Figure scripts
-------
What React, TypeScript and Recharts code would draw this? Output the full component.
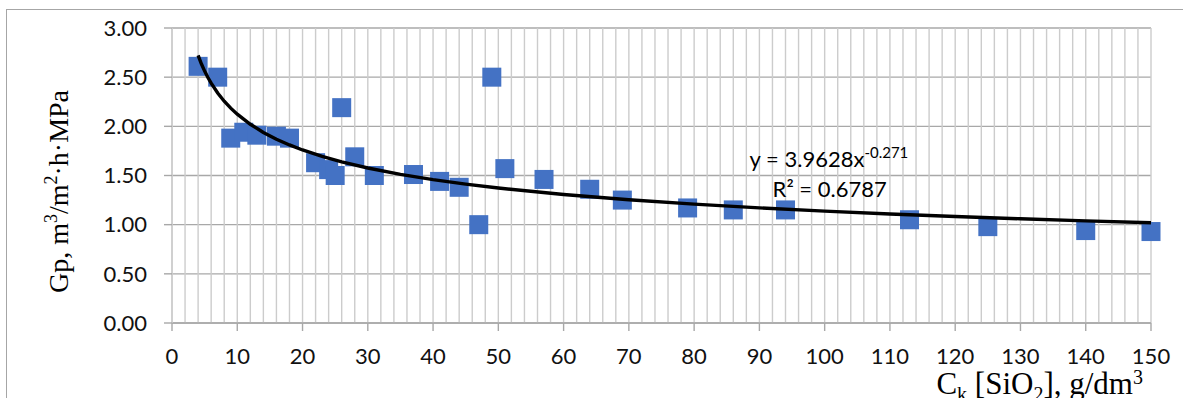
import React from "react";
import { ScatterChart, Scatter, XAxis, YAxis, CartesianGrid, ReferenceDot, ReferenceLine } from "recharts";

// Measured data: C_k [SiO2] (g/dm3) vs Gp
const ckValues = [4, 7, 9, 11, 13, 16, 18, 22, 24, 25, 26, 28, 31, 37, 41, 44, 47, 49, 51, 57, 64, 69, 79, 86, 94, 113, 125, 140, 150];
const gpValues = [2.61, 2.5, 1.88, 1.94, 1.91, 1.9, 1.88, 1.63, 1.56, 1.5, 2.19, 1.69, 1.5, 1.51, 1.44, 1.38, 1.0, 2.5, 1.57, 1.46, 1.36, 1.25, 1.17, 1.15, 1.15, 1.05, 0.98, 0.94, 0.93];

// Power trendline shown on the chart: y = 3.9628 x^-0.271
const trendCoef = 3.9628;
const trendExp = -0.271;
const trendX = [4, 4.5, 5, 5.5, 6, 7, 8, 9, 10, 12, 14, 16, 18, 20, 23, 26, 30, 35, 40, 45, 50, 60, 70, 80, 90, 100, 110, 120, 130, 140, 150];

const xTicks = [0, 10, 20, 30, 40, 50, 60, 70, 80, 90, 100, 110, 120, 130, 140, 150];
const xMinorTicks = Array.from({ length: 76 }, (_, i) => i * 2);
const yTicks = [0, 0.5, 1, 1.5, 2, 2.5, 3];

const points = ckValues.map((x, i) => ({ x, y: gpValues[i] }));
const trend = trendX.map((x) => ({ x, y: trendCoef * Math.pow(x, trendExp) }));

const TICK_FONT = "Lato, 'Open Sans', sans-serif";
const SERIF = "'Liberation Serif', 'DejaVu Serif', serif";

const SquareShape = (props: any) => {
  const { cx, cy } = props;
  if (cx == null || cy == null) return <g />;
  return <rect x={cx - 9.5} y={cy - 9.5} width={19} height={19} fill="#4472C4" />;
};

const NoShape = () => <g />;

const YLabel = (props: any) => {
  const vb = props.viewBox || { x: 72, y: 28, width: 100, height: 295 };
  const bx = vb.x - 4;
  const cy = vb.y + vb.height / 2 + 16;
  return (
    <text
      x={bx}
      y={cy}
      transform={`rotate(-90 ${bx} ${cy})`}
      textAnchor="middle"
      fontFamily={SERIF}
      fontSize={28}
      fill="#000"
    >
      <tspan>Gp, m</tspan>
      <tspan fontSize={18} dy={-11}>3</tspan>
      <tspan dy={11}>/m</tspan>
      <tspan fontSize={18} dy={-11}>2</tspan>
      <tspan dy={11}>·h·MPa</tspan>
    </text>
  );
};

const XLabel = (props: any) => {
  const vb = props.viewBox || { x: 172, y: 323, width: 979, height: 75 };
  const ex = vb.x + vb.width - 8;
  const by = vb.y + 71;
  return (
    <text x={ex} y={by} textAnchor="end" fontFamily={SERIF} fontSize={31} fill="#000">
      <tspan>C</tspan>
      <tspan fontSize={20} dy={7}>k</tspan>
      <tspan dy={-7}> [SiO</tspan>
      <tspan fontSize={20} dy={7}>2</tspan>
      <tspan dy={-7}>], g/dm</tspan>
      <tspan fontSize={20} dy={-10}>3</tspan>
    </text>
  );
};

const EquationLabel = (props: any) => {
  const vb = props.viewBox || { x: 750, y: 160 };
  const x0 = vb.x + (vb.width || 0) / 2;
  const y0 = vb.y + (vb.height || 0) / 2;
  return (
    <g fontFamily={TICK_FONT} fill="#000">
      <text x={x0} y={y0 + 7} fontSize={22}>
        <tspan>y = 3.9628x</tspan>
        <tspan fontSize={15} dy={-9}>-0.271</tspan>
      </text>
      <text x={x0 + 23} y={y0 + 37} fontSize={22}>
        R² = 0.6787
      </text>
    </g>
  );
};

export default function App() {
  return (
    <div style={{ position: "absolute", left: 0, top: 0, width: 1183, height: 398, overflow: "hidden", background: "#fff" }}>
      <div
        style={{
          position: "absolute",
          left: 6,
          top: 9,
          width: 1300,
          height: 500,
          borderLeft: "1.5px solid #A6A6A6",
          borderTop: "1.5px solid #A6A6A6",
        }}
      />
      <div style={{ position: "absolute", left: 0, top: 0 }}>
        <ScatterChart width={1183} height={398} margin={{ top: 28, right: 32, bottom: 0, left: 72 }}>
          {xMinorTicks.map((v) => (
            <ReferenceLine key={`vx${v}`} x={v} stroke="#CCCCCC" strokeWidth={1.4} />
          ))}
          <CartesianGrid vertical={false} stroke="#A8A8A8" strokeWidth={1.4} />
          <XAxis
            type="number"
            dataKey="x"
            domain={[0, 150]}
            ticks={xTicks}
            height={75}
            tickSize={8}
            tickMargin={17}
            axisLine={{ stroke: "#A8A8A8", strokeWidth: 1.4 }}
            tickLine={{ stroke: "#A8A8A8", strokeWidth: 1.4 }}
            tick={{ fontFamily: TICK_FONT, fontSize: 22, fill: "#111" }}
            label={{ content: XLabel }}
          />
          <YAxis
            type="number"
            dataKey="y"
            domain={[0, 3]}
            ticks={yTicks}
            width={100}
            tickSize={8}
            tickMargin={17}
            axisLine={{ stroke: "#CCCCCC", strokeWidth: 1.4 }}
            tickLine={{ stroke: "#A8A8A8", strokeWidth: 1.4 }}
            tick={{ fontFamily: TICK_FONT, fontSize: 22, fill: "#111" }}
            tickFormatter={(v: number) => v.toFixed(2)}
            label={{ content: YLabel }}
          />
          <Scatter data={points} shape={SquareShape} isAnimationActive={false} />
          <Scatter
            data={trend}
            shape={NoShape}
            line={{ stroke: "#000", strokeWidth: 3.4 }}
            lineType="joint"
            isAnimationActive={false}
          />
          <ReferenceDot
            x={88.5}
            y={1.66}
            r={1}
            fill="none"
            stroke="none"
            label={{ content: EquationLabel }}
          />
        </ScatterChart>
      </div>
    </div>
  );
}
-------
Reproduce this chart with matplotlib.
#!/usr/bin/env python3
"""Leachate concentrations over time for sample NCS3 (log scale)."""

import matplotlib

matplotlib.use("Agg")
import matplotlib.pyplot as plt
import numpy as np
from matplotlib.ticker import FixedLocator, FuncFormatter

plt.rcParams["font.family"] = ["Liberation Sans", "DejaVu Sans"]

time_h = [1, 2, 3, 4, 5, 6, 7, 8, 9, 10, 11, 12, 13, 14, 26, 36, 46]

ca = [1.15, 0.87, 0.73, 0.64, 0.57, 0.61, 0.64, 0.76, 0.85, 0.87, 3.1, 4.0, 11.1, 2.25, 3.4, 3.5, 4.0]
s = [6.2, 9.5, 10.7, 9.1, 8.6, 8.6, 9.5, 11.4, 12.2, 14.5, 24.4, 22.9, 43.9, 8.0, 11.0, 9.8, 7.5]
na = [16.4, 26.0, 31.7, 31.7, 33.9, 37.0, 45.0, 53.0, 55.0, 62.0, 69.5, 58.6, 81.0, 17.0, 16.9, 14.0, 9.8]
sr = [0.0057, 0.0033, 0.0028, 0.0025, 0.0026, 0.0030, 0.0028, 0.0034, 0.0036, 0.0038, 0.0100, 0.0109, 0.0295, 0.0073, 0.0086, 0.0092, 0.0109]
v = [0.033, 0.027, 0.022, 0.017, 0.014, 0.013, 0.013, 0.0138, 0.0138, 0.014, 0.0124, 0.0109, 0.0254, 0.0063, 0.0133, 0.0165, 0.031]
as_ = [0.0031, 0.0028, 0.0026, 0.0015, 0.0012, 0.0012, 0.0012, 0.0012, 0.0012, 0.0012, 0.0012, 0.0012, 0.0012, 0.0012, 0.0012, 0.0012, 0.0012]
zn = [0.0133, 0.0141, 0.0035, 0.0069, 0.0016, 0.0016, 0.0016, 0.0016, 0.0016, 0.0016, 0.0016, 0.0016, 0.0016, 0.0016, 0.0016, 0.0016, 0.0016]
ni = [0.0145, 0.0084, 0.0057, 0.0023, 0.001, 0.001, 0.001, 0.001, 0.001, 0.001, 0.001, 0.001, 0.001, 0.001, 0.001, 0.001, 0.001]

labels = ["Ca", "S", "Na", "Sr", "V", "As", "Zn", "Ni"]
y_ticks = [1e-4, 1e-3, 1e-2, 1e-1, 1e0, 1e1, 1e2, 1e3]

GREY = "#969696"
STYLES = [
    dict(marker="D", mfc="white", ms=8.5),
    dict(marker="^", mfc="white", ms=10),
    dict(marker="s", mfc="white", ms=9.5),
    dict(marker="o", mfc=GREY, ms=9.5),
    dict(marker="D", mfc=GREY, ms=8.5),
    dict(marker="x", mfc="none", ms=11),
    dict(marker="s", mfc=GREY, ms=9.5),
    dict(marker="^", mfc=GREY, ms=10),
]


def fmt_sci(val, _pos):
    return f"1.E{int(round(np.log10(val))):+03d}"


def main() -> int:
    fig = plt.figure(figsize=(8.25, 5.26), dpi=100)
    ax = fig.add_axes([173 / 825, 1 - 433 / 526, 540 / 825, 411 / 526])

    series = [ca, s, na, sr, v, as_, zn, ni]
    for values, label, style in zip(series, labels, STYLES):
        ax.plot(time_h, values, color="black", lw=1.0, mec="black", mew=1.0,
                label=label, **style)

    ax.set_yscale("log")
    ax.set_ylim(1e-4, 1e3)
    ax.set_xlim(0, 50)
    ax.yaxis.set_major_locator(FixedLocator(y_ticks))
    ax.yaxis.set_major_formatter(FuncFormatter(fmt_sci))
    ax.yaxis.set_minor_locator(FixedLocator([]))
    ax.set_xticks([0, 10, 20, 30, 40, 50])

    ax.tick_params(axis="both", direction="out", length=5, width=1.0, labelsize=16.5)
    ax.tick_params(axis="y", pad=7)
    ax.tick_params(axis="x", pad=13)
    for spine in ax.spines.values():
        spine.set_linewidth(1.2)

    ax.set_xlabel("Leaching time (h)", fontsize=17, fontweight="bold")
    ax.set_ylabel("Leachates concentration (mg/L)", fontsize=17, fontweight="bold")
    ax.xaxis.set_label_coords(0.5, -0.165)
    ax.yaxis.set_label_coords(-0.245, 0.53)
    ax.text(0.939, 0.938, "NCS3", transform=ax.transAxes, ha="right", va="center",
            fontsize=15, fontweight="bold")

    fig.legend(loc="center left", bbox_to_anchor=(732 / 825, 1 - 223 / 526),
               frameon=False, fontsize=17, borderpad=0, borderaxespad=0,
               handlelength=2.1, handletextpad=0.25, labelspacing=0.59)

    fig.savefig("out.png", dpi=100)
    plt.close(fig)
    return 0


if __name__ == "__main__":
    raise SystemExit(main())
-------
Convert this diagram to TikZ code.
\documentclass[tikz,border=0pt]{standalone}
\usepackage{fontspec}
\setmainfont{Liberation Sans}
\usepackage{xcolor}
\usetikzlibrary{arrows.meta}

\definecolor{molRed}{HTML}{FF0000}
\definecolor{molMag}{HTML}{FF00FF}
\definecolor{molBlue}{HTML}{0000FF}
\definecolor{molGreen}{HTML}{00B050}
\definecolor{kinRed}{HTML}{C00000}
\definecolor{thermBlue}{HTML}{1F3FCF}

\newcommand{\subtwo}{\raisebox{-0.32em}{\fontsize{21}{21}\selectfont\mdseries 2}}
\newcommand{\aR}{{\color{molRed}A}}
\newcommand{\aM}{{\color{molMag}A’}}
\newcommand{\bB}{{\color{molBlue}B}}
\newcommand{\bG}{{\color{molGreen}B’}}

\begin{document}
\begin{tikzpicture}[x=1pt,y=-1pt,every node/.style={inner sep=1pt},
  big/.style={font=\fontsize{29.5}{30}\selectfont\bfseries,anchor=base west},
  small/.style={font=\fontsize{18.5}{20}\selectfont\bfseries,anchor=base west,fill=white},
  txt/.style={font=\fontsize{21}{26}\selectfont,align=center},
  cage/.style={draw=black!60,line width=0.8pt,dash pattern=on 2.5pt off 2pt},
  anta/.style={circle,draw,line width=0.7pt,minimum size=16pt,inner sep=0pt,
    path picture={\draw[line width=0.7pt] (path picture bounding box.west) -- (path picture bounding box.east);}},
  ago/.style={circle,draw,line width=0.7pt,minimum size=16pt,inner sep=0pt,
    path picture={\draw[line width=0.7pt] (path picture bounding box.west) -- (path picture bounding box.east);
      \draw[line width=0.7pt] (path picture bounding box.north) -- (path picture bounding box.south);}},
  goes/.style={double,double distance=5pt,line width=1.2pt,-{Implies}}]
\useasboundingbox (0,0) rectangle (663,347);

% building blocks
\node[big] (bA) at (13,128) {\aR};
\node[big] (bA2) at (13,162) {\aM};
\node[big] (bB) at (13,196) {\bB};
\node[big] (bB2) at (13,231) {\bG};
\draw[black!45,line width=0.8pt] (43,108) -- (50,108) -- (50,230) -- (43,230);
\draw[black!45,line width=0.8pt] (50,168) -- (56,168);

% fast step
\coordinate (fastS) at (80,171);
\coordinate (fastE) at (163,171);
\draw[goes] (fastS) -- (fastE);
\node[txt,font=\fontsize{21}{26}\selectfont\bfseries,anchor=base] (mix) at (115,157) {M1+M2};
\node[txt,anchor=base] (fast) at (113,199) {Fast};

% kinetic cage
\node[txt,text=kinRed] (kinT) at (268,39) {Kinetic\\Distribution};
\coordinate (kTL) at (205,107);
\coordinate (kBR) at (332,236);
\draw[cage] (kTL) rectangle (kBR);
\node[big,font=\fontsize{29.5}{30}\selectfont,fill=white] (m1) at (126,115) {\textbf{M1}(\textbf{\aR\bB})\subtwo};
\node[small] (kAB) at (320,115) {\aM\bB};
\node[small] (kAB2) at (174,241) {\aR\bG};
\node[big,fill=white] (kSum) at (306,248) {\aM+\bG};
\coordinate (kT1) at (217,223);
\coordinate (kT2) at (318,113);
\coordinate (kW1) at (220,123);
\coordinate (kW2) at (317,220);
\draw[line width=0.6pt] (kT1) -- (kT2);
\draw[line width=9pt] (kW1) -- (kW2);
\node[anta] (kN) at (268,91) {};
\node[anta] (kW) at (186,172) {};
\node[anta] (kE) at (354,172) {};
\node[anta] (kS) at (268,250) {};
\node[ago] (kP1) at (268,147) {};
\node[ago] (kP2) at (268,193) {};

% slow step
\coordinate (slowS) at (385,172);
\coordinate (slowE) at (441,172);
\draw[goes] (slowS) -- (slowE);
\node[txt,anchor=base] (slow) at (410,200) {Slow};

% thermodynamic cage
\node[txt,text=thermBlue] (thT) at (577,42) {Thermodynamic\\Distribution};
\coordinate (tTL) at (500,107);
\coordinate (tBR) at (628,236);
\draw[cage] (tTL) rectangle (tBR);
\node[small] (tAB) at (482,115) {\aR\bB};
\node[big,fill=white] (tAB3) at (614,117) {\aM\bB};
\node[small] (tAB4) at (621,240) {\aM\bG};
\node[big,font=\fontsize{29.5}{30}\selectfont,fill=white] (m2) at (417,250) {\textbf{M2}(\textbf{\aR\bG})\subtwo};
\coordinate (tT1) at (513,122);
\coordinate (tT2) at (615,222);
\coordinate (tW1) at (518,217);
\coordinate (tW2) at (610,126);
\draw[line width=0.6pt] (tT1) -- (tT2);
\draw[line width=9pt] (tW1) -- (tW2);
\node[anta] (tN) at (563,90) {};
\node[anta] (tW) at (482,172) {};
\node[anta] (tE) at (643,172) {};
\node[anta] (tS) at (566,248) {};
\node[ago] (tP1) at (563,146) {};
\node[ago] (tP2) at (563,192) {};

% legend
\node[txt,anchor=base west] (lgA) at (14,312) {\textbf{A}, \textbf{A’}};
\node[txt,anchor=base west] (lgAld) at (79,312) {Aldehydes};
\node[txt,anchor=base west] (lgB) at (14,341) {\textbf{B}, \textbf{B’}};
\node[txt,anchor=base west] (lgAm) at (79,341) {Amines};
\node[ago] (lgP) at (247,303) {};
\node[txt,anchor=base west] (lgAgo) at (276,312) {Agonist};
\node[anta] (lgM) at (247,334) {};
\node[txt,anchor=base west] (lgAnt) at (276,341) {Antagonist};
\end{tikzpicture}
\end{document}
-------
* _WHAT THIS TASK INVOLVES_
Print exactly the run of lines that starts at the line with "Reproduce this chart with matplotlib." and ends at the line with "from matplotlib.ticker import". Leave out every other line.

* _TASK ANSWER_
Reproduce this chart with matplotlib.
#!/usr/bin/env python3
"""Leachate concentrations over time for sample NCS3 (log scale)."""

import matplotlib

matplotlib.use("Agg")
import matplotlib.pyplot as plt
import numpy as np
from matplotlib.ticker import FixedLocator, FuncFormatter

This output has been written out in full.